Fall and winter in North America are considered to be the shoulder and off-seasons in many areas (excluding ski towns, deserts or ever-sunny tropics). Kids are in school, people are saving money and vacation time for the holidays, and weather tends to be less desirable. But the colder months of mid-September through February in many parts of North America are full of seasonal charm and natural beauty.
After an impromptu December road trip through the PNW, we were pleasantly surprised by how the landscapes and cities transformed into winter wonderlands. Since then, we’ve come to love wintertripping and hiking - and sometimes prefer it. It does come with some extra effort and considerations, but the rewards can be worth it and more.

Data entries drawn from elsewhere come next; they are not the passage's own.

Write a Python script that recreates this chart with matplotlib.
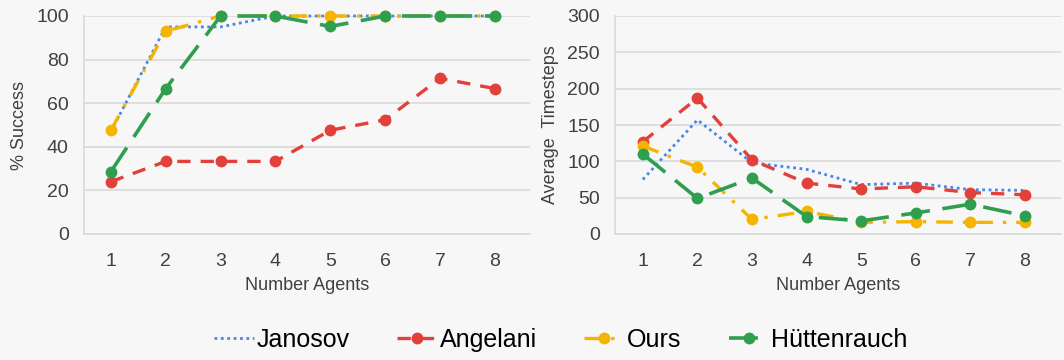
import matplotlib
matplotlib.use("Agg")
import matplotlib.pyplot as plt
from matplotlib.lines import Line2D

agents = [1, 2, 3, 4, 5, 6, 7, 8]
series_names = ["Janosov", "Angelani", "Ours", "Hüttenrauch"]

success_janosov = [47, 95, 95, 100, 100, 100, 100, 100]
success_angelani = [24, 33.3, 33.3, 33.3, 47.6, 52.4, 71.4, 66.7]
success_ours = [47.6, 93, 100, 100, 100, 100, 100, 100]
success_huttenrauch = [28.6, 66.7, 100, 100, 95.2, 100, 100, 100]

steps_janosov = [75, 157, 98, 89, 68, 70, 61, 60]
steps_angelani = [127, 187, 102, 70, 62, 65, 57, 54]
steps_ours = [121, 92, 20, 31, 16, 17, 16, 16]
steps_huttenrauch = [110, 49, 77, 24, 18, 29, 41, 25]

colors = {"Janosov": "#4a86e8", "Angelani": "#e2403a", "Ours": "#f4b400", "Hüttenrauch": "#2f9e4f"}
styles = {
    "Janosov": dict(linestyle=(0, (1, 1.3)), marker=None, lw=2.0),
    "Angelani": dict(linestyle=(0, (4, 3)), marker="o", lw=2.4),
    "Ours": dict(linestyle=(0, (5, 3, 1, 3)), marker="o", lw=2.4),
    "Hüttenrauch": dict(linestyle=(0, (8, 3.5)), marker="o", lw=2.6),
}

plt.rcParams['font.family'] = ['Liberation Sans', 'DejaVu Sans']
bg = "#f7f7f7"
fig = plt.figure(figsize=(10.64, 3.6), dpi=100, facecolor=bg)

W, H = 1064, 360
def ax_rect(l, r, t, b):
    return [l / W, 1 - b / H, (r - l) / W, (b - t) / H]

ax1 = fig.add_axes(ax_rect(84, 530, 16, 234))
ax2 = fig.add_axes(ax_rect(615, 1061, 16, 234))

data1 = [success_janosov, success_angelani, success_ours, success_huttenrauch]
data2 = [steps_janosov, steps_angelani, steps_ours, steps_huttenrauch]

for ax, data, ymax, step, ylabel, xl in [
    (ax1, data1, 100, 20, "% Success", (0.51, 8.64)),
    (ax2, data2, 300, 50, "Average  Timesteps", (0.49, 8.66)),
]:
    ax.set_facecolor(bg)
    for name, vals in zip(series_names, data):
        st = styles[name]
        ax.plot(agents, vals, color=colors[name], linestyle=st["linestyle"], lw=st["lw"],
                marker=st["marker"], markersize=7.5, zorder=3, clip_on=False)
    ax.set_ylim(0, ymax)
    ax.set_xlim(*xl)
    ax.set_yticks(range(0, ymax + 1, step))
    ax.set_xticks(agents)
    ax.grid(axis="y", color="#d9d9d9", lw=1.2)
    ax.set_axisbelow(True)
    for s in ["top", "right"]:
        ax.spines[s].set_visible(False)
    for s in ["left", "bottom"]:
        ax.spines[s].set_color("#d9d9d9")
        ax.spines[s].set_linewidth(1.2)
    ax.tick_params(axis="y", length=0, labelsize=14, colors="#404040", pad=11)
    ax.tick_params(axis="x", length=0, labelsize=14, colors="#404040", pad=14)
    ax.set_xlabel("Number Agents", fontsize=13, color="#404040", labelpad=5)
    ax.set_ylabel(ylabel, fontsize=13, color="#404040", labelpad=6)

handles = []
for name in series_names:
    st = styles[name]
    handles.append(Line2D([], [], color=colors[name], linestyle=st["linestyle"], lw=st["lw"],
                          marker=st["marker"], markersize=7.5))
fig.legend(handles, series_names, loc="center", bbox_to_anchor=(0.527, 1 - 340 / H), ncol=4,
           frameon=False, fontsize=18, handlelength=1.6, handletextpad=0.1, columnspacing=1.9)

fig.savefig("out.png", dpi=100, facecolor=bg)
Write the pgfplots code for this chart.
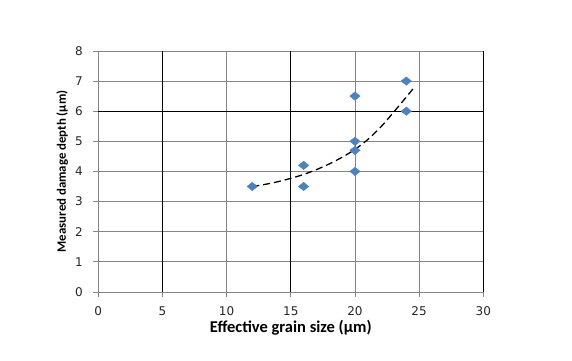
\documentclass[border=0pt]{standalone}
\usepackage{fontspec}
\setmainfont{Carlito}
\newfontfamily\tickfont{DejaVu Sans}
\usepackage{pgfplots}
\pgfplotsset{compat=1.18}
\definecolor{Pt}{HTML}{4F81BD}
\definecolor{Grid}{HTML}{858585}

\begin{document}
\begin{tikzpicture}
\begin{axis}[
  width=385pt,
  height=241pt,
  scale only axis,
  xmin=0, xmax=30,
  ymin=0, ymax=8,
  xtick={0,5,...,30},
  ytick={0,1,...,8},
  grid=major,
  major grid style={Grid, line width=0.8pt},
  axis x line*=bottom,
  axis y line*=left,
  axis line style={Grid, line width=0.8pt, -},
  tick align=outside,
  major tick length=5pt,
  tick style={Grid, line width=0.8pt},
  ticklabel style={font=\tickfont\fontsize{12}{14}\selectfont, text=black!85},
  xticklabel style={yshift=-6pt},
  yticklabel style={xshift=-7pt},
  /pgf/number format/assume math mode=true,
  xlabel={\textbf{Effective grain size (μm)}},
  ylabel={\textbf{Measured damage depth (μm)}},
  xlabel style={font=\fontsize{16.5}{18}\selectfont, at={(axis description cs:0.5,-0.148)}, anchor=center},
  ylabel style={font=\fontsize{12.8}{15}\selectfont, at={(axis description cs:-0.094,0.5)}, anchor=center},
  clip=false,
]
% darker grid lines seen in the reference
\draw[black, line width=0.9pt] (axis cs:5,0) -- (axis cs:5,8);
\draw[black, line width=0.9pt] (axis cs:15,0) -- (axis cs:15,8);
\draw[black, line width=0.9pt] (axis cs:30,0) -- (axis cs:30,8);
\draw[black, line width=0.9pt] (axis cs:0,6) -- (axis cs:30,6);

\addplot[black, line width=1.3pt, dash pattern=on 7pt off 4pt, smooth] coordinates {
  (12,3.50) (13,3.57) (14,3.66) (15,3.77) (16,3.90) (17,4.06) (18,4.25)
  (19,4.47) (20,4.73) (21,5.06) (22,5.47) (23,5.96) (24,6.47) (24.6,6.78)
};

\addplot[only marks, mark=diamond*, mark size=4.2pt, color=Pt,
  mark options={xscale=1.65, fill=Pt, draw=Pt}] coordinates {
  (12,3.5) (16,4.2) (16,3.5) (20,6.5) (20,5.0) (20,4.7) (20,4.0) (24,7.0) (24,6.0)
};

\coordinate (bl) at (rel axis cs:-0.2553,-0.2847);
\coordinate (tr) at (rel axis cs:1.2304,1.2113);
\end{axis}
\path (bl) rectangle (tr);
\end{tikzpicture}
\end{document}
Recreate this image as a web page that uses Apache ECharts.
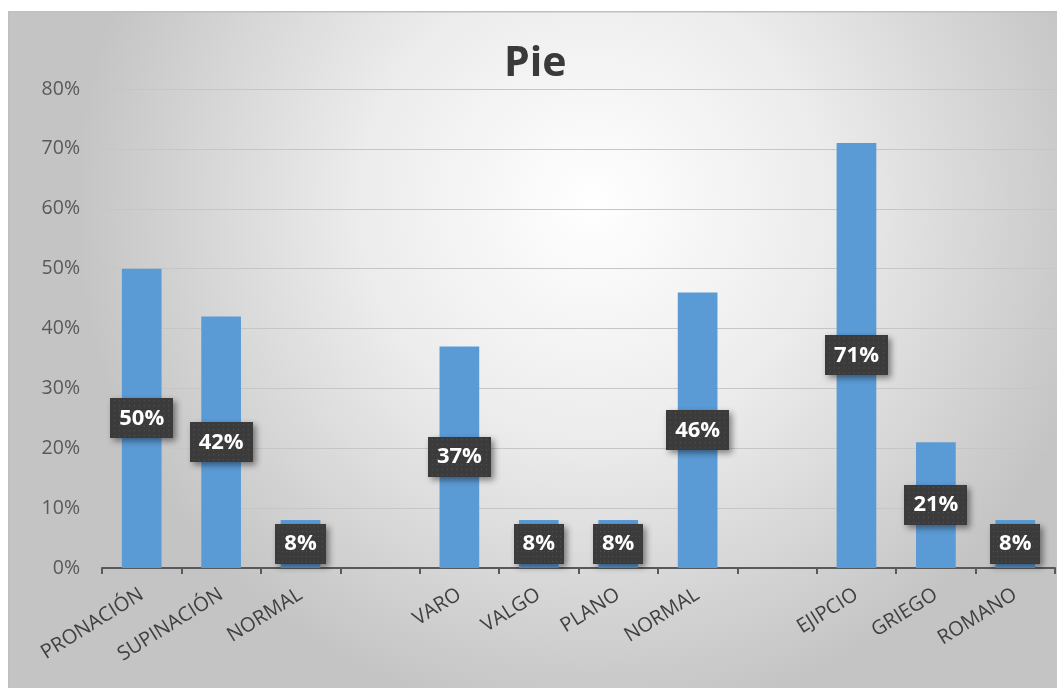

So if the idea of vacationing in long underwear doesn’t completely bum you out, here are some thoughts on how awesome winter adventuring can be.
1) You will save money
Lodging, flights, car rentals… lots of things are cheaper in the off-season. Some people equate warm, sunny skies with ideal vacation weather, and while it does make hiking a mountain or drinking beers poolside that much more enjoyable, it comes at a cost. We’ve found hotels during the colder months often come in at one-third the price than their high-season rates. This is especially true around national parks where the number of visitors drop off significantly. This rule does not apply to areas that are big in winter tourism or cities that have major conferences/events this time of year - so do a cursory check on hotel rates to get a quick sense of the overall demand during that time.
Also, CYBER MONDAY. Deals for winter travel peak on Cyber Monday (and Travel Tuesday). But in reality, prices dip throughout this whole season (as long as travel isn't to a peak winter destination or during the holiday week).
2) There are fewer people
This has become more valuable to me in my 30's as I grow into my introversion tendencies (with great satisfaction btw). It's cheaper because demand is less, hence, fewer people. This means lesser crowds at parks, trails, parking lots, scenic points, grocery stores, cafes, hotels, and roads. That plus the extra congestion every point along the way all adds up to more stress overall. Imagine a crowded parking lot at 9am, requiring you to wait 45 min in line to take a shuttle from an overflow lot 20 min down the highway. Gross. Or a series of tour buses unloading hundreds of tourists at a point of interest. Hard pass. Don't underestimate this one!
3) It's comfortable
You may get fog, snow, rain, moody clouds and some sun here and there. Personally, I think sweater weather makes for a much more agreeable climate to travel in. I love driving through a weathery landscape playing mellow music, wearing some cozy boots and sipping hot tea - its like a winter wonderland theme park ride. If you've got an aversion to inclement weather, it's all about warm layers, waterproof shoes, and a rain shell. As they say, there's no such thing as bad weather, only bad clothes. And this is doubly true for hiking. Winter hiking is one of my new greatest pleasures. It just takes a few key pieces of warm weather gear and some Microspikes, then you've got entire parks nearly all to yourself.
4) Towns are cutest in the holidays
I absolutely love visiting new places in the weeks between Thanksgiving and New Years. Towns big and (especially) small deck out their main streets and businesses for the holidays, and odds are you'll be able to catch a local festivity like a winter brew festival, holiday concert or parade. We've spent the holidays in cities like Charleston, Seattle, New Orleans, Big Sky, Portland and Moab - and they will all put you in the holiday spirit.
5) So much moody and winter-wonderlandy photography
You're less likely to get bright midday sun, which can make for some flat and ehh photos. Wet weather sounds unfortunate, but it can yield some dramatic skies and moody atmosphere. And obviously anything topped with snow looks magical. We always enjoy the mixed bag of weather this time of year brings, which makes for more memorable sunrises/sunsets, and overall more interesting shots throughout the day.
However, with the good comes the... less good.
To make sure you're prepared for the potential challenges of cold weather travel (particularly talking to you, Californians), there are some additional considerations to weigh before you set out on a winter adventure.
Things to watch out for:
Winter driving has its own precautions, including potential need for tire chains, ice scraper for the windshield, or a shovel. Even walking requires special traction soles. So do your research.
Travel times may take longer due to weather conditions or road closures. Check Google Maps and parks' road conditions before you set out for the day, and then regularly throughout to avoid surprises.
National parks close most, if not all, services as soon as mid-September. Mountainous parks also close main roads for the snow season, sometimes greatly limiting access to major scenic areas. In some cases sights are accessible only by guided coach vehicles (such as Yellowstone NP). However, these unplowed closed roads are often popular for snowshoeing and cross-country skiing, so there is a plus.
Days are shorter, so less daylight will make for less ground covered per day.
If you're looking at dreamy travel pics in idyllic seasonal conditions, just be realistic about what awaits given the time of year and current weather conditions. Google the destination and the given month you'll be there, and if its in the near future, I like to search a location's latest posts on Instagram.
Bottom line: cold weather travel offers you the opportunity to see a locale transformed by the peaceful beauty of winter, while avoiding crowds and saving big money.